One reason for the large posterior displacement error is the fact that the model does not restrict the change in length in the posterior portion of the muscle which, Hill (2006) and Kruger, Murphy & Heap (2005) believe, changes shape during a ‘bear down’ but does not stretch like the anterior portions of the muscle which are fixed anteriorly at the pubis bone via a close connection with the puborectalis. The simulation was performed on the LA muscle mesh in isolation and therefore ignored (except for the boundary conditions) physical relationships with surrounding musculature, bone and skin. The simulation could be further extended by including the surrounding pelvic structures which apply a force on the movement of the muscle during ‘bear down’ and the constraints provided by the MRI table to restrict excessive movement in the posterior direction. In addition, the relatively simple material law assumes isotropy in the muscle. Our model also lacks any explicit fibre distributions known to be in the musculature.

In this study, passive mechanics was used to simulate the deformation of the LA muscle, therefore, the mesh was assumed to react passively to the applied pressure with no natural (or active) contractile response included in the simulation. We believe this assumption is realistic when the LA is loaded with pressure during an abdominal squeeze ‘bear down’, because intra-abdominal pressure is primarily generated by the abdominal muscles which sit above the pelvic floor. However, during a valsalva maneuver, muscles within the pelvic floor also produce some contraction and thereby contribute to the IAP. Further information about the tone of the LA muscle is required to better understand the contractile behavior of the LA muscle when a subject evacuates their bowel.
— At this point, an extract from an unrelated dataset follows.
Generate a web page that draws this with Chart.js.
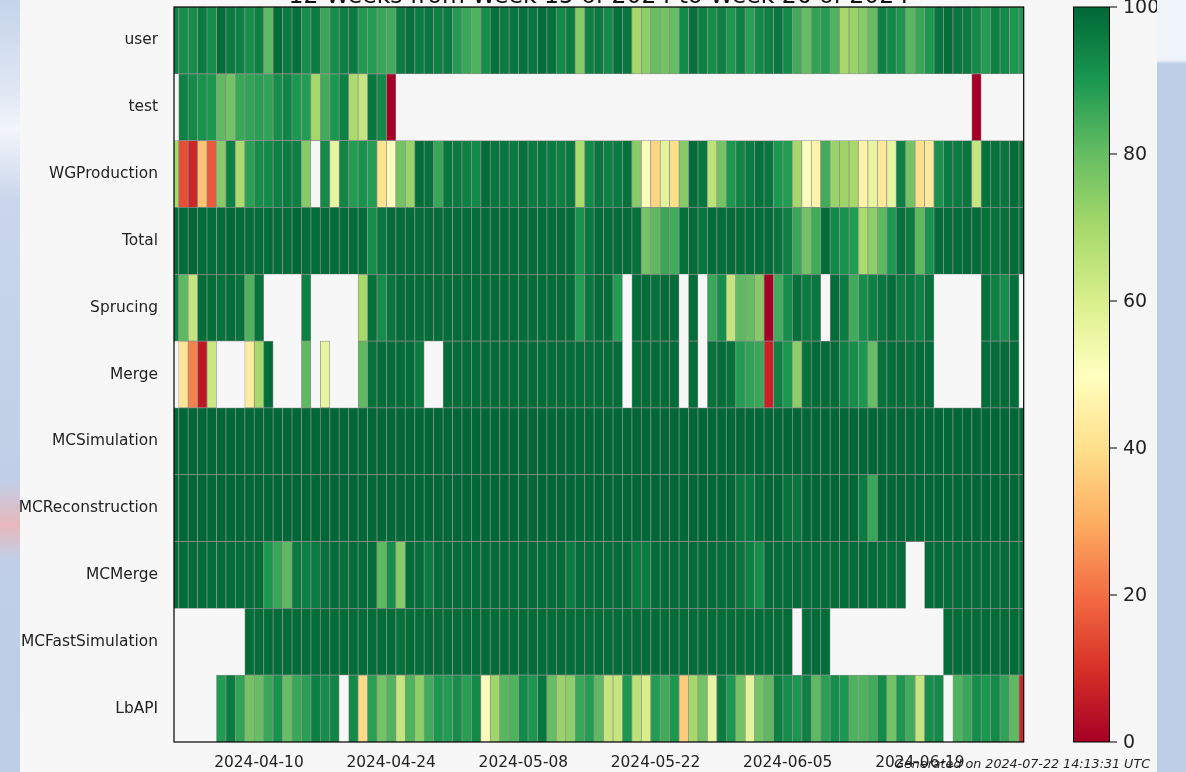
<!DOCTYPE html>
<html>
<head>
<meta charset="utf-8">
<script src="https://cdn.jsdelivr.net/npm/chart.js@4"></script>
<style>
  html, body { margin: 0; padding: 0; }
  body {
    width: 1186px; height: 772px; overflow: hidden; position: relative;
    background:
      linear-gradient(to bottom, #eef4f9 0, #eef4f9 60px, #bccde6 64px) right top / 29px 100% no-repeat,
      linear-gradient(to bottom, #c5d4ea 0, #dfe7f3 90px, #f2f5fa 130px, #c9d6eb 200px, #c0cfe7 480px, #e7b8bc 525px, #c0cfe7 560px, #bccde6 100%) left top / 20px 100% no-repeat,
      #bccde6;
  }
  #wrap { position: absolute; left: 20px; top: 0; width: 1137px; height: 772px; overflow: hidden; }
  #chart { position: absolute; left: -20px; top: 0; }
</style>
</head>
<body>
<div id="wrap"><canvas id="chart" width="1186" height="772"></canvas></div>
<script>
const _ = null;

const rowLabels = ['user', 'test', 'WGProduction', 'Total', 'Sprucing', 'Merge',
  'MCSimulation', 'MCReconstruction', 'MCMerge', 'MCFastSimulation', 'LbAPI'];

// one value per day, day 0 = 2024-04-01 (null = no data)
const user = [
  95,92,92,96,92,99,96,95,92,95, 81,99,96,98,92,96,86,92,95,96,
  89,89,86,85,96,98,96,97,95,96, 89,86,83,92,98,96,97,98,97,99,
  98,93,96,75,95,96,93,98,97,70, 74,80,78,80,93,98,95,92,95,90,
  95,88,93,95,97,93,85,80,87,89, 83,70,72,75,80,95,93,90,82,86,
  90,97,99,97,96,93,89,95,93,90, 90];
const test = [
  _,95,93,91,90,81,78,86,87,88, 87,92,94,90,89,70,85,90,95,69,
  64,97,93,0,_,_,_,_,_,_, _,_,_,_,_,_,_,_,_,_,
  _,_,_,_,_,_,_,_,_,_, _,_,_,_,_,_,_,_,_,_,
  _,_,_,_,_,_,_,_,_,_, _,_,_,_,_,_,_,_,_,_,
  _,_,_,_,_,0,_,_,_,_, _];
const wgProduction = [
  70,15,8,34,17,75,95,69,88,92, 93,95,96,95,75,_,93,56,94,89,
  91,89,41,51,78,72,99,98,86,97, 96,95,93,99,97,97,96,98,96,97,
  96,95,97,69,93,97,95,96,98,75, 51,38,57,40,75,99,97,66,78,90,
  94,96,98,97,90,89,70,51,46,85, 72,71,70,46,56,43,56,95,78,40,
  43,91,96,96,97,64,98,98,97,99, 98];
const total = [
  99,99,100,99,99,99,100,99,99,99, 99,99,99,100,99,99,99,99,99,99,
  99,92,97,99,99,99,99,99,99,99, 99,99,99,99,99,99,99,99,99,99,
  99,99,99,91,97,99,99,99,99,98, 78,81,86,85,98,99,97,99,99,99,
  99,99,99,99,97,95,86,78,85,99, 93,91,89,69,74,81,90,98,96,81,
  91,99,99,99,99,99,98,98,98,99, 99];
const sprucing = [
  95,81,64,99,99,98,99,98,83,98, _,_,_,_,95,_,_,_,_,_,
  70,98,92,97,99,99,99,99,99,99, 99,99,99,99,99,99,99,99,99,99,
  99,99,99,89,97,99,99,89,_,99, 99,98,99,99,_,99,_,86,92,64,
  81,80,75,0,85,92,98,96,97,_, 99,96,85,92,95,97,99,96,97,95,
  98,_,_,_,_,_,98,95,92,98, _];
const merge = [
  _,42,23,5,63,_,_,_,44,70, 99,_,_,_,81,_,56,_,_,_,
  81,98,99,99,99,99,96,_,_,99, 99,99,99,99,99,99,99,99,99,99,
  99,99,99,99,99,99,99,99,_,99, 99,99,99,99,_,99,_,98,99,98,
  89,87,86,7,95,90,74,98,99,99, 99,95,92,90,80,98,99,99,98,99,
  99,_,_,_,_,_,99,99,99,99, _];
const mcSimulation = [
  100,100,100,100,100,100,100,100,100,100, 100,100,100,100,100,100,100,100,100,100,
  100,100,100,100,100,100,100,100,100,100, 100,100,100,100,100,100,100,100,100,100,
  100,100,100,100,100,100,100,100,100,100, 100,100,100,100,100,100,100,100,100,100,
  100,100,100,100,100,100,100,100,100,100, 100,100,100,100,100,100,100,100,100,100,
  100,100,100,100,100,100,100,100,100,100, 100];
const mcReconstruction = [
  100,100,100,100,100,100,100,100,100,100, 100,100,100,100,100,100,100,100,100,100,
  100,100,100,100,100,100,100,100,100,100, 100,100,100,100,100,100,100,100,100,100,
  100,100,100,100,100,100,100,100,100,100, 100,100,100,100,100,100,100,100,100,100,
  97,97,99,100,100,98,97,100,100,100, 100,100,100,96,86,100,100,100,100,100,
  100,100,100,100,100,100,100,100,100,100, 100];
const mcMerge = [
  99,99,99,99,99,99,99,99,99,99, 90,86,81,96,95,96,98,99,98,99,
  99,99,81,92,75,99,99,96,99,99, 99,99,99,99,99,99,99,99,99,99,
  99,99,96,99,99,99,99,99,99,96, 96,99,99,99,99,99,99,99,99,99,
  97,95,92,99,99,99,99,99,99,99, 99,99,99,99,99,99,99,99,_,_,
  99,99,99,99,99,99,99,99,99,99, 99];
const mcFastSimulation = [
  _,_,_,_,_,_,_,_,99,99, 99,99,99,99,99,99,99,99,99,99,
  99,99,99,99,98,99,99,99,99,99, 99,99,99,99,99,99,99,99,99,99,
  99,99,99,99,99,99,99,99,99,99, 99,99,99,99,99,99,99,99,99,99,
  99,99,99,99,99,99,_,99,99,99, _,_,_,_,_,_,_,_,_,_,
  _,_,99,99,99,99,99,99,99,99, 99];
const lbApi = [
  _,_,_,_,_,89,96,87,78,80, 86,91,80,86,88,95,92,94,_,93,
  39,88,78,83,64,83,74,85,90,89, 92,88,93,51,71,82,83,93,90,97,
  80,72,74,86,89,81,64,64,90,66, 60,89,85,90,36,70,78,56,96,90,
  78,57,78,81,95,92,90,95,81,88, 92,90,83,83,85,93,78,90,85,64,
  92,93,_,83,86,92,90,93,87,81, 8];

const rows = [user, test, wgProduction, total, sprucing, merge,
  mcSimulation, mcReconstruction, mcMerge, mcFastSimulation, lbApi];

const tickDays = [9, 23, 37, 51, 65, 79];
const tickLabels = ['2024-04-10', '2024-04-24', '2024-05-08', '2024-05-22', '2024-06-05', '2024-06-19'];
const cbTicks = [0, 20, 40, 60, 80, 100];

const titleText = '12 Weeks from Week 15 of 2024 to Week 26 of 2024';
const footerText = 'Generated on 2024-07-22 14:13:31 UTC';

// matplotlib RdYlGn
const rdylgn = ['#a50026', '#d73027', '#f46d43', '#fdae61', '#fee08b', '#ffffbf',
  '#d9ef8b', '#a6d96a', '#66bd63', '#1a9850', '#006837'];

function hexRgb(h) {
  return [parseInt(h.slice(1, 3), 16), parseInt(h.slice(3, 5), 16), parseInt(h.slice(5, 7), 16)];
}
function colorFor(v) {
  const t = Math.max(0, Math.min(100, v)) / 10;
  const i = Math.min(9, Math.floor(t));
  const f = t - i;
  const a = hexRgb(rdylgn[i]), b = hexRgb(rdylgn[i + 1]);
  const c = a.map((x, k) => Math.round(x + (b[k] - x) * f));
  return `rgb(${c[0]},${c[1]},${c[2]})`;
}

const cells = [];
rows.forEach((vals, r) => {
  vals.forEach((v, d) => {
    if (v !== null) cells.push({ x: [d - 0.5, d + 0.5], y: rowLabels[r], v: v });
  });
});

const FONT = 'DejaVu Sans';

const decorations = {
  id: 'decorations',
  beforeDraw(chart) {
    const c = chart.ctx;
    c.save();
    c.fillStyle = '#f7f7f7';
    c.fillRect(0, 0, chart.width, chart.height);
    c.restore();
  },
  afterDraw(chart) {
    const c = chart.ctx;
    const a = chart.chartArea;
    c.save();
    // frame
    c.strokeStyle = '#000';
    c.lineWidth = 1.2;
    c.strokeRect(a.left, a.top, a.right - a.left, a.bottom - a.top);

    // title (cut off at the top)
    c.fillStyle = '#111';
    c.font = `23.5px "${FONT}"`;
    c.textAlign = 'center';
    c.textBaseline = 'alphabetic';
    c.fillText(titleText, (a.left + a.right) / 2, 3);

    // colour bar
    const x0 = 1073, x1 = 1110;
    const g = c.createLinearGradient(0, a.bottom, 0, a.top);
    rdylgn.forEach((col, i) => g.addColorStop(i / 10, col));
    c.fillStyle = g;
    c.fillRect(x0, a.top, x1 - x0, a.bottom - a.top);
    c.lineWidth = 1;
    c.strokeStyle = '#000';
    c.strokeRect(x0 + 0.5, a.top, x1 - x0 - 1, a.bottom - a.top);
    c.font = `19px "${FONT}"`;
    c.textAlign = 'left';
    c.textBaseline = 'middle';
    c.fillStyle = '#222';
    cbTicks.forEach(v => {
      const y = a.bottom - v / 100 * (a.bottom - a.top);
      c.beginPath();
      c.moveTo(x1, y);
      c.lineTo(x1 + 7, y);
      c.stroke();
      c.fillText(String(v), x1 + 13, y + 1);
    });

    // footer
    c.font = `italic 12.7px "${FONT}"`;
    c.textAlign = 'right';
    c.textBaseline = 'alphabetic';
    c.fillStyle = '#222';
    c.fillText(footerText, 1150, 768);
    c.restore();
  }
};

new Chart(document.getElementById('chart'), {
  type: 'bar',
  data: {
    labels: rowLabels,
    datasets: [{
      data: cells,
      backgroundColor: ctx => colorFor(ctx.raw.v),
      borderColor: '#8e8e8e',
      borderWidth: 0.7,
      borderSkipped: false,
      barPercentage: 1,
      categoryPercentage: 1,
      grouped: false
    }]
  },
  options: {
    indexAxis: 'y',
    responsive: false,
    animation: false,
    devicePixelRatio: 1,
    layout: { padding: { left: 0, right: 162.3, top: 7, bottom: 0 } },
    scales: {
      x: {
        type: 'linear',
        min: 0,
        max: 90,
        grid: { display: false, drawTicks: false },
        border: { display: false },
        afterBuildTicks: s => { s.ticks = tickDays.map(v => ({ value: v })); },
        afterFit: s => { s.height = 30; s.paddingLeft = 0; s.paddingRight = 0; },
        ticks: {
          autoSkip: false,
          maxRotation: 0,
          padding: 12,
          color: '#222',
          font: { family: FONT, size: 15.4 },
          callback: (v, i) => tickLabels[i]
        }
      },
      y: {
        type: 'category',
        labels: rowLabels,
        offset: true,
        grid: { display: false, drawTicks: false },
        border: { display: false },
        afterFit: s => { s.width = 174; s.paddingTop = 0; s.paddingBottom = 0; },
        ticks: {
          padding: 16,
          color: '#222',
          font: { family: FONT, size: 15.4 }
        }
      }
    },
    plugins: {
      legend: { display: false },
      tooltip: { enabled: false }
    }
  },
  plugins: [decorations]
});
</script>
</body>
</html>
This is important for future studies since, if the muscle contracts and relaxes in a non-uniform fashion during ‘bear down’ (as is hypothesized by Hill (2006)) then incorporating this irregularity into the simulation would require the use of an active mechanics model and most likely change the deformation results which currently show the entire muscle in a relaxed state deforming passively under pressure.

In the ‘bear down’ simulation, the dynamic sagittal slice sequence used for comparison was only taken at one position in the subject. This practical limitation arose due to the short time frame in which the subject could perform the ‘bear down’ whilst being imaged, and only provided a tiny snapshot of what the deformed muscle shape might look like at any stage during the maneuver. It was not possible to deduce the entire shape from a such a small (1 mm) interval and so, whilst the deformation produced in the simulations was approved by an anatomist and appears to follow previous research findings, more slices through the muscle would be needed to verify the simulation. We hope that advances in MRI technology in the future will allow for high-resolution 3D dynamic MRI scans.

V. CONCLUSIONS

The overall objective of this study was to model one of the mechanical process occurring within the female pelvic floor in order to improve the understanding of normal defecatory function in the pelvic floor and anal canal.

The levator ani muscle group mesh was used as a realistic, geometric domain over which the governing equations of finite elasticity were solved using the finite element method. A simple valsalva deformation, with an applied pressure of 4 kPa, was simulated on the levator ani muscle mesh and caused the original ‘seagull-like’ shape to deform into a concave, ‘bowl’ shape with an average, experimentally consistent, downwards displacement of 27.2 mm measured at the nodes. An average posterior displacement (13.7 mm greater than that measured experimentally) of 18.4 mm was also recorded.

The subject-specific MRI model was used as a framework to examine the mechanics of normal function of the levator ani muscle group during a valsalva maneuver. The functional simulation performed on the pelvic musculature produced promising results which were consistent with live experimental data taken from the subject. The benefits of the inclusion of a detailed anisotropic material laws and more realistic boundary conditions are unknown at this stage, but may enable improved simulation accuracy.